◆ DATA SHOWN
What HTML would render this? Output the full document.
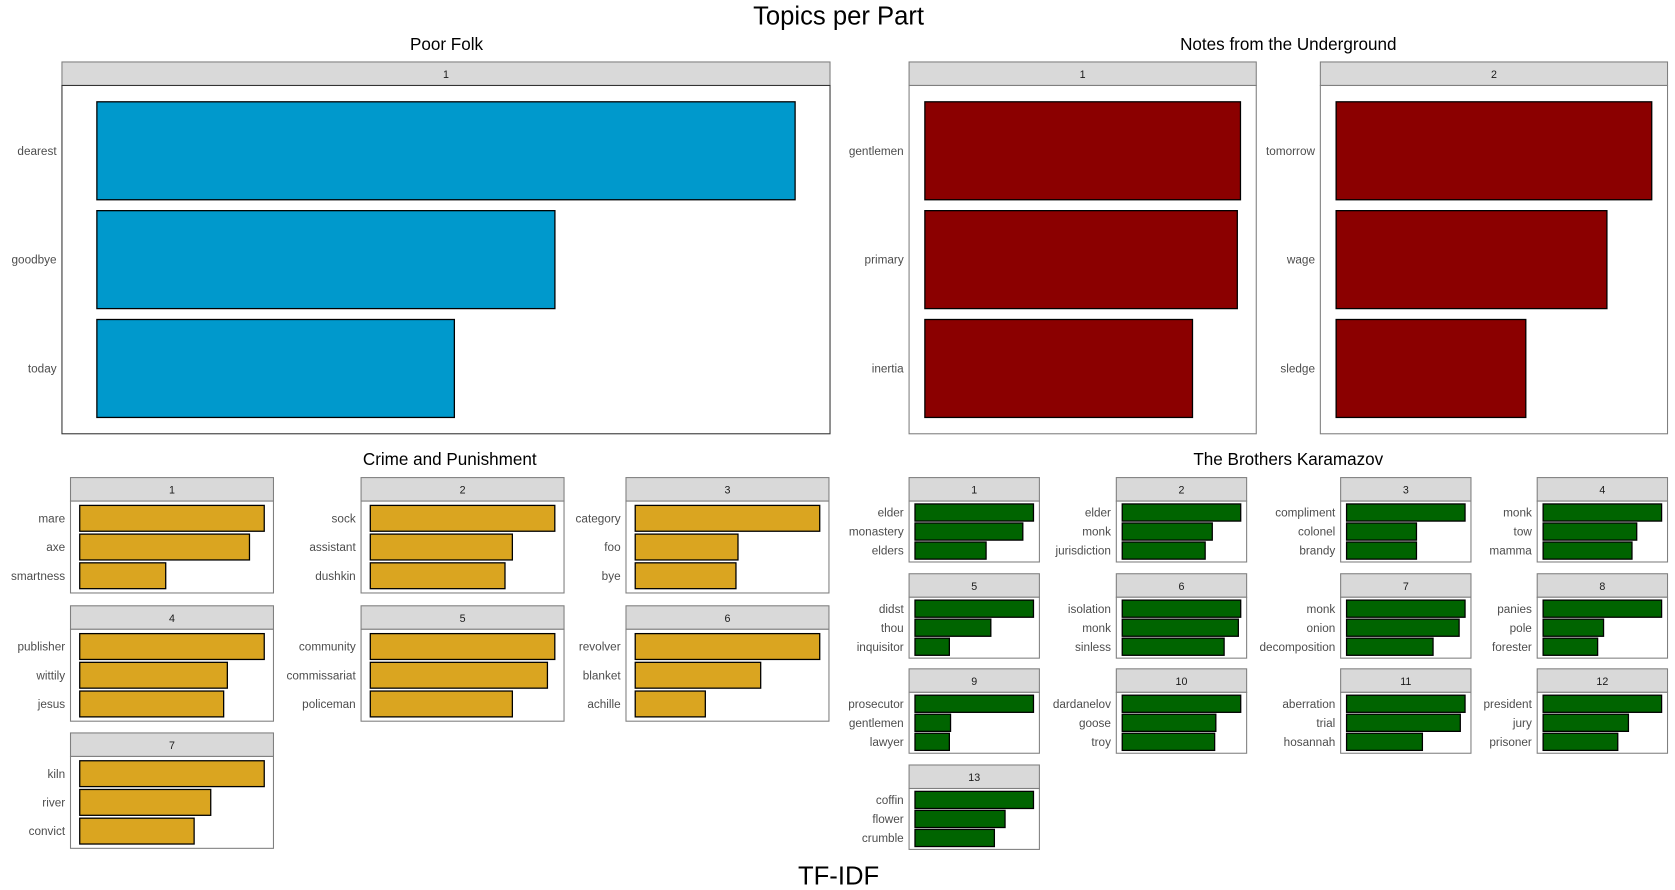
<!DOCTYPE html>
<html><head><meta charset="utf-8"><style>
html,body{margin:0;padding:0;background:#fff;}
svg{display:block;font-family:"Liberation Sans",Arial,sans-serif;}
</style></head><body>
<svg id="chart" width="1675" height="890" viewBox="0 0 1568 833" preserveAspectRatio="none" xmlns="http://www.w3.org/2000/svg">
<text x="785" y="23" text-anchor="middle" font-size="24" fill="#000">Topics per Part</text>
<text x="418" y="47" text-anchor="middle" font-size="16" fill="#000">Poor Folk</text>
<text x="1206" y="47" text-anchor="middle" font-size="16" fill="#000">Notes from the Underground</text>
<text x="421" y="435" text-anchor="middle" font-size="16" fill="#000">Crime and Punishment</text>
<text x="1206" y="435" text-anchor="middle" font-size="16" fill="#000">The Brothers Karamazov</text>
<text x="785" y="828" text-anchor="middle" font-size="24" fill="#000">TF-IDF</text>
<g id="panels"></g>
</svg>
<script>
// Data: per-panel terms and relative tf-idf values
const poorFolkTerms = [["dearest","goodbye","today"]];
const poorFolkValues = [[1.0,0.656,0.512]];
const notesTerms = [["gentlemen","primary","inertia"],["tomorrow","wage","sledge"]];
const notesValues = [[1.0,0.99,0.848],[1.0,0.858,0.601]];
const crimeTerms = [["mare","axe","smartness"],["sock","assistant","dushkin"],["category","foo","bye"],["publisher","wittily","jesus"],["community","commissariat","policeman"],["revolver","blanket","achille"],["kiln","river","convict"]];
const crimeValues = [[1,0.92,0.466],[1,0.77,0.73],[1,0.557,0.546],[1,0.80,0.78],[1,0.96,0.77],[1,0.68,0.38],[1,0.71,0.62]];
const brosTerms = [["elder","monastery","elders"],["elder","monk","jurisdiction"],["compliment","colonel","brandy"],["monk","tow","mamma"],["didst","thou","inquisitor"],["isolation","monk","sinless"],["monk","onion","decomposition"],["panies","pole","forester"],["prosecutor","gentlemen","lawyer"],["dardanelov","goose","troy"],["aberration","trial","hosannah"],["president","jury","prisoner"],["coffin","flower","crumble"]];
const brosValues = [[1,0.91,0.60],[1,0.76,0.70],[1,0.59,0.59],[1,0.79,0.75],[1,0.64,0.29],[1,0.98,0.86],[1,0.95,0.73],[1,0.51,0.46],[1,0.30,0.29],[1,0.79,0.78],[1,0.96,0.64],[1,0.72,0.63],[1,0.76,0.67]];

const NS="http://www.w3.org/2000/svg";
const root=document.getElementById('panels');
function mk(tag,attrs,parent){const e=document.createElementNS(NS,tag);for(const k in attrs)e.setAttribute(k,attrs[k]);(parent||root).appendChild(e);return e;}

function panel(group,idx,label,x,y,w,stripH,h,terms,values,color,fs,border){
  const g=mk('g',{});
  
  
  const strip=mk('rect',{x:x,y:y,width:w,height:stripH,fill:'#d9d9d9',stroke:'#7f7f7f','stroke-width':1},g);
  
  
  const st=mk('text',{x:x+w/2,y:y+stripH/2+4,'text-anchor':'middle','font-size':fs-1,fill:'#1a1a1a'},g);
  st.textContent=label;
  
  
  const py=y+stripH;
  const frame=mk('rect',{x:x,y:py,width:w,height:h,fill:'#fff',stroke:border,'stroke-width':1},g);
  
  
  const max=Math.max(...values);
  const xs=v=>x+w*(v+0.05*max)/(1.1*max);
  const unit=h/3.2;
  const ys=i=>py+unit*(0.6+i);
  terms.forEach((t,i)=>{
    const cy=ys(i);
    const r=mk('rect',{x:xs(0),y:cy-unit*0.45,width:xs(values[i])-xs(0),height:unit*0.9,fill:color,stroke:'#000','stroke-width':1.2},g);
    
    
    const tl=mk('text',{x:x-5,y:cy+fs*0.35,'text-anchor':'end','font-size':fs,fill:'#4d4d4d'},g);
    tl.textContent=t;
    
    
  });
}
panel('poor-folk',0,'1',58,58,719,22,326,poorFolkTerms[0],poorFolkValues[0],'#0099CC',11,'#333');
const notesX=[851,1236];
notesTerms.forEach((t,i)=>panel('notes',i,String(i+1),notesX[i],58,325,22,326,t,notesValues[i],'#8B0000',11,'#7f7f7f'));
const crimeX=[66,338,586], crimeY=[447,567,686];
crimeTerms.forEach((t,i)=>panel('crime',i,String(i+1),crimeX[i%3],crimeY[Math.floor(i/3)],190,22,86,t,crimeValues[i],'#DAA520',11,'#7f7f7f'));
const brosX=[851,1045,1255,1439], brosY=[447,537,626,716];
brosTerms.forEach((t,i)=>panel('brothers',i,String(i+1),brosX[i%4],brosY[Math.floor(i/4)],122,22,57,t,brosValues[i],'#006400',11,'#7f7f7f'));
</script>
</body></html>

◆ GOAL
All the lines above are to be reproduced exactly, except the pictures.

◆ SOLVED EXERCISE
What HTML would render this? Output the full document.
<!DOCTYPE html>
<html><head><meta charset="utf-8"><style>
html,body{margin:0;padding:0;background:#fff;}
svg{display:block;font-family:"Liberation Sans",Arial,sans-serif;}
</style></head><body>
<svg id="chart" width="1675" height="890" viewBox="0 0 1568 833" preserveAspectRatio="none" xmlns="http://www.w3.org/2000/svg">
<text x="785" y="23" text-anchor="middle" font-size="24" fill="#000">Topics per Part</text>
<text x="418" y="47" text-anchor="middle" font-size="16" fill="#000">Poor Folk</text>
<text x="1206" y="47" text-anchor="middle" font-size="16" fill="#000">Notes from the Underground</text>
<text x="421" y="435" text-anchor="middle" font-size="16" fill="#000">Crime and Punishment</text>
<text x="1206" y="435" text-anchor="middle" font-size="16" fill="#000">The Brothers Karamazov</text>
<text x="785" y="828" text-anchor="middle" font-size="24" fill="#000">TF-IDF</text>
<g id="panels"></g>
</svg>
<script>
// Data: per-panel terms and relative tf-idf values
const poorFolkTerms = [["dearest","goodbye","today"]];
const poorFolkValues = [[1.0,0.656,0.512]];
const notesTerms = [["gentlemen","primary","inertia"],["tomorrow","wage","sledge"]];
const notesValues = [[1.0,0.99,0.848],[1.0,0.858,0.601]];
const crimeTerms = [["mare","axe","smartness"],["sock","assistant","dushkin"],["category","foo","bye"],["publisher","wittily","jesus"],["community","commissariat","policeman"],["revolver","blanket","achille"],["kiln","river","convict"]];
const crimeValues = [[1,0.92,0.466],[1,0.77,0.73],[1,0.557,0.546],[1,0.80,0.78],[1,0.96,0.77],[1,0.68,0.38],[1,0.71,0.62]];
const brosTerms = [["elder","monastery","elders"],["elder","monk","jurisdiction"],["compliment","colonel","brandy"],["monk","tow","mamma"],["didst","thou","inquisitor"],["isolation","monk","sinless"],["monk","onion","decomposition"],["panies","pole","forester"],["prosecutor","gentlemen","lawyer"],["dardanelov","goose","troy"],["aberration","trial","hosannah"],["president","jury","prisoner"],["coffin","flower","crumble"]];
const brosValues = [[1,0.91,0.60],[1,0.76,0.70],[1,0.59,0.59],[1,0.79,0.75],[1,0.64,0.29],[1,0.98,0.86],[1,0.95,0.73],[1,0.51,0.46],[1,0.30,0.29],[1,0.79,0.78],[1,0.96,0.64],[1,0.72,0.63],[1,0.76,0.67]];

const NS="http://www.w3.org/2000/svg";
const root=document.getElementById('panels');
function mk(tag,attrs,parent){const e=document.createElementNS(NS,tag);for(const k in attrs)e.setAttribute(k,attrs[k]);(parent||root).appendChild(e);return e;}

function panel(group,idx,label,x,y,w,stripH,h,terms,values,color,fs,border){
  const g=mk('g',{});
  
  
  const strip=mk('rect',{x:x,y:y,width:w,height:stripH,fill:'#d9d9d9',stroke:'#7f7f7f','stroke-width':1},g);
  
  
  const st=mk('text',{x:x+w/2,y:y+stripH/2+4,'text-anchor':'middle','font-size':fs-1,fill:'#1a1a1a'},g);
  st.textContent=label;
  
  
  const py=y+stripH;
  const frame=mk('rect',{x:x,y:py,width:w,height:h,fill:'#fff',stroke:border,'stroke-width':1},g);
  
  
  const max=Math.max(...values);
  const xs=v=>x+w*(v+0.05*max)/(1.1*max);
  const unit=h/3.2;
  const ys=i=>py+unit*(0.6+i);
  terms.forEach((t,i)=>{
    const cy=ys(i);
    const r=mk('rect',{x:xs(0),y:cy-unit*0.45,width:xs(values[i])-xs(0),height:unit*0.9,fill:color,stroke:'#000','stroke-width':1.2},g);
    
    
    const tl=mk('text',{x:x-5,y:cy+fs*0.35,'text-anchor':'end','font-size':fs,fill:'#4d4d4d'},g);
    tl.textContent=t;
    
    
  });
}
panel('poor-folk',0,'1',58,58,719,22,326,poorFolkTerms[0],poorFolkValues[0],'#0099CC',11,'#333');
const notesX=[851,1236];
notesTerms.forEach((t,i)=>panel('notes',i,String(i+1),notesX[i],58,325,22,326,t,notesValues[i],'#8B0000',11,'#7f7f7f'));
const crimeX=[66,338,586], crimeY=[447,567,686];
crimeTerms.forEach((t,i)=>panel('crime',i,String(i+1),crimeX[i%3],crimeY[Math.floor(i/3)],190,22,86,t,crimeValues[i],'#DAA520',11,'#7f7f7f'));
const brosX=[851,1045,1255,1439], brosY=[447,537,626,716];
brosTerms.forEach((t,i)=>panel('brothers',i,String(i+1),brosX[i%4],brosY[Math.floor(i/4)],122,22,57,t,brosValues[i],'#006400',11,'#7f7f7f'));
</script>
</body></html>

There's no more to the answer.